Je ne t'aime pas parce que tu me protèges, mais parce que j'ai une chance de te tirer de là où tu te trouves.

"Je t'aime" appelle évidemment sa réciproque, et la danse, et la cime des arbres, les chutes, les roulades dans la poussière et les mains jointes dans l'obscurité comme dans la lumière. Et la crête des vagues, et l'écume sur le sable, et les envolées lyriques et la foi. Je t'aime quand tu rampes dans le noir et quand tu ris aux éclats, et parce que nous essayons encore une fois d'épeler "éternité". Je ne te demande pas d'échouer, ni d'ignorer la lumière qui sourd tout autour de nous, mais je confesse que si tu oublies ce que ça faisait, d'avoir cette écharde plantée dans le cœur, j'aurai du mal à te reconnaître.

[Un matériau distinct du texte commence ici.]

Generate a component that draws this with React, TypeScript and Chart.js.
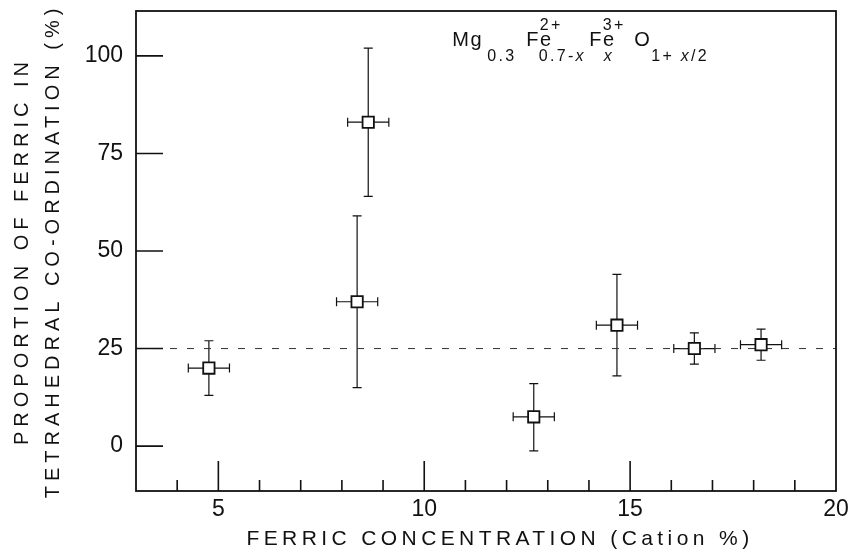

Je t'aime parce que tu me ressembles.


Tu peux éprouver de l'indifférence pour ce qui m'émeut, je ne réprouve pas tes élans vers les infinis qui m'effraient. Je t'aime dans tous ces instants qui sont "trop", quand l'absolu de nos émotions nous aveugle.

Je dis "toi", je ne parle pas de lui, ni d'eux. Je parle de nous : de cette connexion qui se crée entre toi et moi quand nous basculons ensemble. Parce que si tu tombes, je tomberai aussi. N'ai foi qu'en ma main qui serre la tienne. Ne crois pas la froideur des syllabes qui s'échappent de ma bouche. Le givre mortifère m'est étranger, c'est pourquoi je l'ai adjoint à ma panoplie de guerrière. Ce n'est qu'une armure, et comme elle est lourde, elle précipite ma chute. J'ai tout le temps peur, tu sais. Mais je te suis.

Nan mais la lose, quoi

Une heure après avoir posté le précédent billet, j'ai aidé à repousser l'assaut d'Ulfric sur Blancherive et... Lydia est morte !!! Je ne sais même pas où ! Et j'ai perdu mon autre compagnon également !

Spleen

Mardi 7 janvier 2020, 20h05
Miikka Leinonen & Kim Kiona - Breath of the wild

J'ai des périodes, comme ça, où j'ai envie de plaids et de tendresse. Des périodes un brin mélancoliques, que je pourrais passer allongée pendant des heures, à rêver. Alors j'écoute de la musique qui berce et emporte ailleurs, je m'aménage des heures de solitude, et je joue à Skyrim (où je m'enferme dans ma maison de Blancherive pour écouter la musique du phonographe, devant la cheminée... t'as vu la mise en abîme de ouf ?)

Ou alors je joue dans des tavernes pour Lydia, clairement in love.

J'ai aussi une amie Khajit vautrée devant l'âtre, en mode coma éthylique.